Given material
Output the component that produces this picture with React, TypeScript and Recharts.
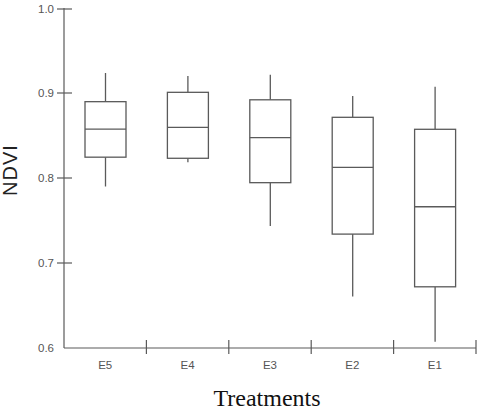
import { ComposedChart, Bar, XAxis, YAxis, Label } from 'recharts';

// box plot stats per treatment
const treatments = ['E5', 'E4', 'E3', 'E2', 'E1'];
const minValues = [0.79, 0.8185, 0.7435, 0.6605, 0.6075];
const q1Values = [0.8245, 0.8232, 0.7945, 0.734, 0.672];
const medianValues = [0.8575, 0.8595, 0.8474, 0.8126, 0.7662];
const q3Values = [0.8898, 0.9008, 0.892, 0.8714, 0.8573];
const maxValues = [0.9235, 0.92, 0.9215, 0.8965, 0.9074];
const yTicks = [0.6, 0.7, 0.8, 0.9, 1.0];

const data = treatments.map((name, i) => ({
  name,
  min: minValues[i],
  q1: q1Values[i],
  median: medianValues[i],
  q3: q3Values[i],
  max: maxValues[i],
  range: [minValues[i], maxValues[i]],
}));

const LINE = '#5a5a5a';
const TEXT = '#555';
const FONT = '"Liberation Sans", Arial, sans-serif';

function BoxShape(props: any) {
  const { x, y, width, height, payload } = props;
  const top = Math.min(y, y + height);
  const bottom = Math.max(y, y + height);
  const span = payload.max - payload.min;
  // map value to pixel using the bar's own scaled extent
  const py = (v: number) => top + ((payload.max - v) / span) * (bottom - top);
  const cx = x + width / 2;
  const yq1 = py(payload.q1);
  const yq3 = py(payload.q3);
  const ymed = py(payload.median);
  return (
    <g stroke={LINE} strokeWidth={1.3} fill="none">
      <line x1={cx} x2={cx} y1={top} y2={yq3} />
      <line x1={cx} x2={cx} y1={yq1} y2={bottom} />
      <rect x={x} y={yq3} width={width} height={yq1 - yq3} fill="#fff" />
      <line x1={x} x2={x + width} y1={ymed} y2={ymed} />
    </g>
  );
}

function YTick(props: any) {
  const { x, y, payload } = props;
  return (
    <g>
      {payload.value !== 0.6 && (
        <line x1={x - 7} x2={x + 8} y1={y} y2={y} stroke={LINE} strokeWidth={1.2} />
      )}
      <text x={x - 10} y={y} dy={4} textAnchor="end" fill={TEXT} fontSize={11.5} fontFamily={FONT}>
        {payload.value.toFixed(1)}
      </text>
    </g>
  );
}

function XTick(props: any) {
  const { x, y, payload } = props;
  const half = payload.offset ?? 41.2;
  return (
    <g>
      <line x1={x + half} x2={x + half} y1={y - 8} y2={y + 6} stroke={LINE} strokeWidth={1.2} />
      <text x={x} y={y + 21} textAnchor="middle" fill={TEXT} fontSize={11.5} fontFamily={FONT}>
        {payload.value}
      </text>
    </g>
  );
}

export default function App() {
  return (
    <div style={{ position: 'absolute', left: 0, top: 0, background: '#fff' }}>
      <ComposedChart
        width={483}
        height={410}
        data={data}
        margin={{ top: 8, right: 7, bottom: 0, left: 0 }}
      >
        <XAxis
          dataKey="name"
          height={62}
          axisLine={{ stroke: LINE, strokeWidth: 1.2 }}
          tickLine={false}
          tickSize={0}
          tickMargin={0}
          tick={<XTick />}
          interval={0}
        >
          <Label
            content={(p: any) => {
              const vb = p.viewBox;
              return (
                <text
                  x={vb.x + vb.width / 2 - 3}
                  y={vb.y + vb.height - 4}
                  textAnchor="middle"
                  fill="#111"
                  fontSize={24}
                  fontFamily='"Liberation Serif", "Times New Roman", serif'
                >
                  Treatments
                </text>
              );
            }}
          />
        </XAxis>
        <YAxis
          width={64}
          domain={[0.6, 1.0]}
          ticks={yTicks}
          type="number"
          axisLine={{ stroke: LINE, strokeWidth: 1.2 }}
          tickLine={false}
          tickSize={0}
          tickMargin={0}
          tick={<YTick />}
        >
          <Label
            content={(p: any) => {
              const vb = p.viewBox;
              const cy = vb.y + vb.height / 2 - 8;
              return (
                <text
                  x={vb.x + 17}
                  y={cy}
                  transform={`rotate(-90, ${vb.x + 17}, ${cy})`}
                  textAnchor="middle"
                  fill="#222"
                  fontSize={20}
                  letterSpacing={1}
                  fontFamily={FONT}
                >
                  NDVI
                </text>
              );
            }}
          />
        </YAxis>
        <Bar dataKey="range" barSize={41} shape={<BoxShape />} isAnimationActive={false} />
      </ComposedChart>
    </div>
  );
}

Problem description
Pictures excluded, repeat exactly the lines from the top of the material through the line with "const yTicks = [0.6, 0.7, 0.8, 0.9, 1.0];", including both of those lines.

Output below
Output the component that produces this picture with React, TypeScript and Recharts.
import { ComposedChart, Bar, XAxis, YAxis, Label } from 'recharts';

// box plot stats per treatment
const treatments = ['E5', 'E4', 'E3', 'E2', 'E1'];
const minValues = [0.79, 0.8185, 0.7435, 0.6605, 0.6075];
const q1Values = [0.8245, 0.8232, 0.7945, 0.734, 0.672];
const medianValues = [0.8575, 0.8595, 0.8474, 0.8126, 0.7662];
const q3Values = [0.8898, 0.9008, 0.892, 0.8714, 0.8573];
const maxValues = [0.9235, 0.92, 0.9215, 0.8965, 0.9074];
const yTicks = [0.6, 0.7, 0.8, 0.9, 1.0];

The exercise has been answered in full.